--- Stated exercise ---
Pictures stay out of the copy; restate everything else in the material exactly.

----

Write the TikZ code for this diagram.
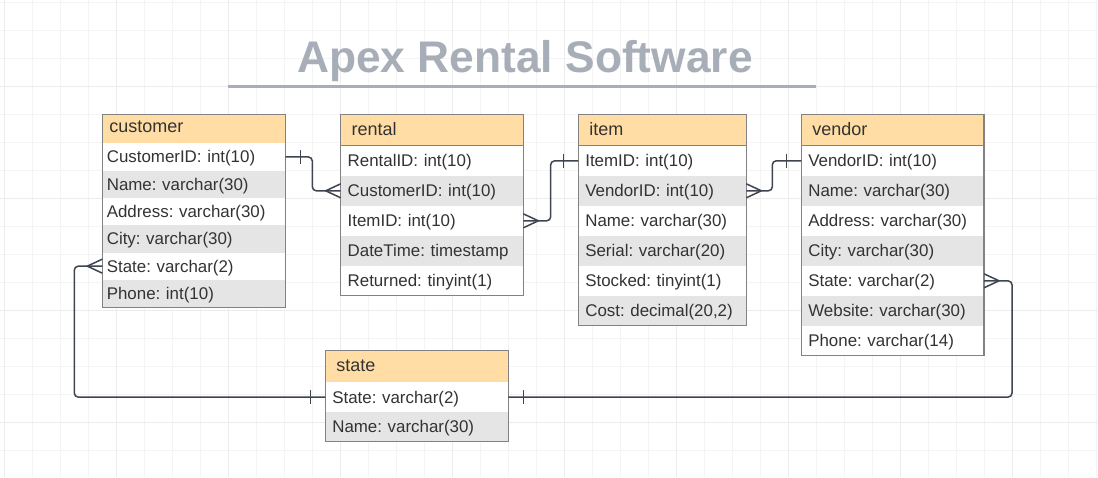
\documentclass[tikz,border=0pt]{standalone}
\usepackage{fontspec}
\setmainfont{Liberation Sans}
\usetikzlibrary{calc}
\frenchspacing

\definecolor{headfill}{HTML}{FFDDA4}
\definecolor{rowgray}{HTML}{E5E5E5}
\definecolor{boxline}{HTML}{828282}
\definecolor{wire}{HTML}{3E4450}
\definecolor{ink}{HTML}{333333}
\definecolor{titlegray}{HTML}{A8AEB8}
\definecolor{gridlight}{HTML}{F4F4F4}
\definecolor{griddark}{HTML}{ECECEC}

\newcommand\headfont{\fontsize{18pt}{20pt}\selectfont}
\newcommand\fieldfont{\fontsize{16.9pt}{19pt}\selectfont}
\newcommand\titlefont{\fontsize{44.3pt}{50pt}\selectfont\bfseries}

\begin{document}
\begin{tikzpicture}[x=1pt,y=-1pt,
    gridline/.style={draw=gridlight, line width=1pt},
    gridmajor/.style={draw=griddark, line width=1pt},
    tablehead/.style={draw=boxline, line width=1.2pt, fill=headfill, anchor=north west,
      outer sep=0pt, inner ysep=0pt, inner xsep=11pt, minimum height=31.5pt,
      text height=13pt, text depth=3pt, align=left, font=\headfont, text=ink},
    field/.style={anchor=north west, outer sep=0pt, inner ysep=0pt, inner xsep=7pt,
      minimum height=30pt, text height=13pt, text depth=1pt, align=left,
      font=\fieldfont, text=ink},
    tableframe/.style={draw=boxline, line width=1.2pt},
    conn/.style={draw=wire, line width=1.5pt, rounded corners=4pt},
    many/.pic={\draw[conn] (-15,0) -- (0,-7) (-15,0) -- (0,7);},
    one/.pic={\draw[conn] (-15,-7) -- (-15,7);}]
    \useasboundingbox (0,0) rectangle (1098,477);
    \fill[white] (0,0) rectangle (1098,477);
    %% Grid
    \foreach \k in {0,...,39} \draw[gridline] ({4+28*\k},0) -- ({4+28*\k},477);
    \foreach \k in {0,...,16} \draw[gridline] (0,{2+28*\k}) -- (1098,{2+28*\k});
    \foreach \k in {0,...,9} \draw[gridmajor] ({4+112*\k},0) -- ({4+112*\k},477);
    \foreach \k in {0,...,3} \draw[gridmajor] (0,{86+112*\k}) -- (1098,{86+112*\k});
    %% Title
    \node[anchor=base, font=\titlefont, text=titlegray] (title) at (525,72.3) {Apex Rental Software};
    \draw[draw=titlegray, line width=3pt] (228.4,86.7) -- (815.9,86.7);
    %% customer
    \node[tablehead, inner xsep=7pt, text width=169pt, minimum height=29pt, text depth=6pt] (customer) at (102.3,114.3) {customer};
    \foreach \txt [count=\i] in {CustomerID: int(10), Name: varchar(30), Address: varchar(30),
        City: varchar(30), State: varchar(2), Phone: int(10)} {
      \ifodd\i \def\rowfill{white}\else \def\rowfill{rowgray}\fi
      \node[field, fill=\rowfill, inner xsep=4.5pt, text width=174pt, minimum height=27.3pt]
        (customer-\i) at ($(customer.south west)+(0,{27.3*(\i-1)})$) {\txt};
    }
    \draw[tableframe] (customer.north west) rectangle (customer-6.south east);
    %% rental
    \node[tablehead, text width=160.6pt] (rental) at (340.7,114.3) {rental};
    \foreach \txt [count=\i] in {RentalID: int(10), CustomerID: int(10), ItemID: int(10),
        DateTime: timestamp, Returned: tinyint(1)} {
      \ifodd\i \def\rowfill{white}\else \def\rowfill{rowgray}\fi
      \node[field, fill=\rowfill, text width=168.6pt]
        (rental-\i) at ($(rental.south west)+(0,{30*(\i-1)})$) {\txt};
    }
    \draw[tableframe] (rental.north west) rectangle (rental-5.south east);
    %% item
    \node[tablehead, text width=146pt] (item) at (578.3,114.3) {item};
    \foreach \txt [count=\i] in {ItemID: int(10), VendorID: int(10), Name: varchar(30),
        Serial: varchar(20), Stocked: tinyint(1), {Cost: decimal(20,2)}} {
      \ifodd\i \def\rowfill{white}\else \def\rowfill{rowgray}\fi
      \node[field, fill=\rowfill, text width=154pt]
        (item-\i) at ($(item.south west)+(0,{30*(\i-1)})$) {\txt};
    }
    \draw[tableframe] (item.north west) rectangle (item-6.south east);
    %% vendor
    \node[tablehead, text width=160.7pt] (vendor) at (801.3,114.3) {vendor};
    \foreach \txt [count=\i] in {VendorID: int(10), Name: varchar(30), Address: varchar(30),
        City: varchar(30), State: varchar(2), Website: varchar(30), Phone: varchar(14)} {
      \ifodd\i \def\rowfill{white}\else \def\rowfill{rowgray}\fi
      \node[field, fill=\rowfill, text width=168.7pt]
        (vendor-\i) at ($(vendor.south west)+(0,{30*(\i-1)})$) {\txt};
    }
    \draw[tableframe] (vendor.north west) rectangle (vendor-7.south east);
    %% state
    \node[tablehead, text width=161pt] (state) at (325.3,350.7) {state};
    \foreach \txt [count=\i] in {State: varchar(2), Name: varchar(30)} {
      \ifodd\i \def\rowfill{white}\else \def\rowfill{rowgray}\fi
      \node[field, fill=\rowfill, text width=169pt, minimum height=29.8pt]
        (state-\i) at ($(state.south west)+(0,{29.8*(\i-1)})$) {\txt};
    }
    \draw[tableframe] (state.north west) rectangle (state-2.south east);
    %% Relations
    \draw[conn] (customer-1.east) -- ++(27,0) |- (rental-2.west);
    \pic[rotate=180] at (customer-1.east) {one};
    \pic at (rental-2.west) {many};
    \draw[conn] (rental-3.east) -- ++(27.4,0) |- (item-1.west);
    \pic[rotate=180] at (rental-3.east) {many};
    \pic at (item-1.west) {one};
    \draw[conn] (item-2.east) -- ++(26,0) |- (vendor-1.west);
    \pic[rotate=180] at (item-2.east) {many};
    \pic at (vendor-1.west) {one};
    \draw[conn] (customer-5.west) -- ++(-28,0) |- (state-1.west);
    \pic at (customer-5.west) {many};
    \pic at (state-1.west) {one};
    \draw[conn] (vendor-5.east) -- ++(28,0) |- (state-1.east);
    \pic[rotate=180] at (vendor-5.east) {many};
    \pic[rotate=180] at (state-1.east) {one};
\end{tikzpicture}
\end{document}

----

--- Exercise solution ---
Write the TikZ code for this diagram.
\documentclass[tikz,border=0pt]{standalone}
\usepackage{fontspec}
\setmainfont{Liberation Sans}
\usetikzlibrary{calc}
\frenchspacing

\definecolor{headfill}{HTML}{FFDDA4}
\definecolor{rowgray}{HTML}{E5E5E5}
\definecolor{boxline}{HTML}{828282}
\definecolor{wire}{HTML}{3E4450}
\definecolor{ink}{HTML}{333333}
\definecolor{titlegray}{HTML}{A8AEB8}
\definecolor{gridlight}{HTML}{F4F4F4}
\definecolor{griddark}{HTML}{ECECEC}

\newcommand\headfont{\fontsize{18pt}{20pt}\selectfont}
\newcommand\fieldfont{\fontsize{16.9pt}{19pt}\selectfont}
\newcommand\titlefont{\fontsize{44.3pt}{50pt}\selectfont\bfseries}

\begin{document}
\begin{tikzpicture}[x=1pt,y=-1pt,
    gridline/.style={draw=gridlight, line width=1pt},
    gridmajor/.style={draw=griddark, line width=1pt},
    tablehead/.style={draw=boxline, line width=1.2pt, fill=headfill, anchor=north west,
      outer sep=0pt, inner ysep=0pt, inner xsep=11pt, minimum height=31.5pt,
      text height=13pt, text depth=3pt, align=left, font=\headfont, text=ink},
    field/.style={anchor=north west, outer sep=0pt, inner ysep=0pt, inner xsep=7pt,
      minimum height=30pt, text height=13pt, text depth=1pt, align=left,
      font=\fieldfont, text=ink},
    tableframe/.style={draw=boxline, line width=1.2pt},
    conn/.style={draw=wire, line width=1.5pt, rounded corners=4pt},
    many/.pic={\draw[conn] (-15,0) -- (0,-7) (-15,0) -- (0,7);},
    one/.pic={\draw[conn] (-15,-7) -- (-15,7);}]
    \useasboundingbox (0,0) rectangle (1098,477);
    \fill[white] (0,0) rectangle (1098,477);
    %% Grid
    \foreach \k in {0,...,39} \draw[gridline] ({4+28*\k},0) -- ({4+28*\k},477);
    \foreach \k in {0,...,16} \draw[gridline] (0,{2+28*\k}) -- (1098,{2+28*\k});
    \foreach \k in {0,...,9} \draw[gridmajor] ({4+112*\k},0) -- ({4+112*\k},477);
    \foreach \k in {0,...,3} \draw[gridmajor] (0,{86+112*\k}) -- (1098,{86+112*\k});
    %% Title
    \node[anchor=base, font=\titlefont, text=titlegray] (title) at (525,72.3) {Apex Rental Software};
    \draw[draw=titlegray, line width=3pt] (228.4,86.7) -- (815.9,86.7);
    %% customer
    \node[tablehead, inner xsep=7pt, text width=169pt, minimum height=29pt, text depth=6pt] (customer) at (102.3,114.3) {customer};
    \foreach \txt [count=\i] in {CustomerID: int(10), Name: varchar(30), Address: varchar(30),
        City: varchar(30), State: varchar(2), Phone: int(10)} {
      \ifodd\i \def\rowfill{white}\else \def\rowfill{rowgray}\fi
      \node[field, fill=\rowfill, inner xsep=4.5pt, text width=174pt, minimum height=27.3pt]
        (customer-\i) at ($(customer.south west)+(0,{27.3*(\i-1)})$) {\txt};
    }
    \draw[tableframe] (customer.north west) rectangle (customer-6.south east);
    %% rental
    \node[tablehead, text width=160.6pt] (rental) at (340.7,114.3) {rental};
    \foreach \txt [count=\i] in {RentalID: int(10), CustomerID: int(10), ItemID: int(10),
        DateTime: timestamp, Returned: tinyint(1)} {
      \ifodd\i \def\rowfill{white}\else \def\rowfill{rowgray}\fi
      \node[field, fill=\rowfill, text width=168.6pt]
        (rental-\i) at ($(rental.south west)+(0,{30*(\i-1)})$) {\txt};
    }
    \draw[tableframe] (rental.north west) rectangle (rental-5.south east);
    %% item
    \node[tablehead, text width=146pt] (item) at (578.3,114.3) {item};
    \foreach \txt [count=\i] in {ItemID: int(10), VendorID: int(10), Name: varchar(30),
        Serial: varchar(20), Stocked: tinyint(1), {Cost: decimal(20,2)}} {
      \ifodd\i \def\rowfill{white}\else \def\rowfill{rowgray}\fi
      \node[field, fill=\rowfill, text width=154pt]
        (item-\i) at ($(item.south west)+(0,{30*(\i-1)})$) {\txt};
    }
    \draw[tableframe] (item.north west) rectangle (item-6.south east);
    %% vendor
    \node[tablehead, text width=160.7pt] (vendor) at (801.3,114.3) {vendor};
    \foreach \txt [count=\i] in {VendorID: int(10), Name: varchar(30), Address: varchar(30),
        City: varchar(30), State: varchar(2), Website: varchar(30), Phone: varchar(14)} {
      \ifodd\i \def\rowfill{white}\else \def\rowfill{rowgray}\fi
      \node[field, fill=\rowfill, text width=168.7pt]
        (vendor-\i) at ($(vendor.south west)+(0,{30*(\i-1)})$) {\txt};
    }
    \draw[tableframe] (vendor.north west) rectangle (vendor-7.south east);
    %% state
    \node[tablehead, text width=161pt] (state) at (325.3,350.7) {state};
    \foreach \txt [count=\i] in {State: varchar(2), Name: varchar(30)} {
      \ifodd\i \def\rowfill{white}\else \def\rowfill{rowgray}\fi
      \node[field, fill=\rowfill, text width=169pt, minimum height=29.8pt]
        (state-\i) at ($(state.south west)+(0,{29.8*(\i-1)})$) {\txt};
    }
    \draw[tableframe] (state.north west) rectangle (state-2.south east);
    %% Relations
    \draw[conn] (customer-1.east) -- ++(27,0) |- (rental-2.west);
    \pic[rotate=180] at (customer-1.east) {one};
    \pic at (rental-2.west) {many};
    \draw[conn] (rental-3.east) -- ++(27.4,0) |- (item-1.west);
    \pic[rotate=180] at (rental-3.east) {many};
    \pic at (item-1.west) {one};
    \draw[conn] (item-2.east) -- ++(26,0) |- (vendor-1.west);
    \pic[rotate=180] at (item-2.east) {many};
    \pic at (vendor-1.west) {one};
    \draw[conn] (customer-5.west) -- ++(-28,0) |- (state-1.west);
    \pic at (customer-5.west) {many};
    \pic at (state-1.west) {one};
    \draw[conn] (vendor-5.east) -- ++(28,0) |- (state-1.east);
    \pic[rotate=180] at (vendor-5.east) {many};
    \pic[rotate=180] at (state-1.east) {one};
\end{tikzpicture}
\end{document}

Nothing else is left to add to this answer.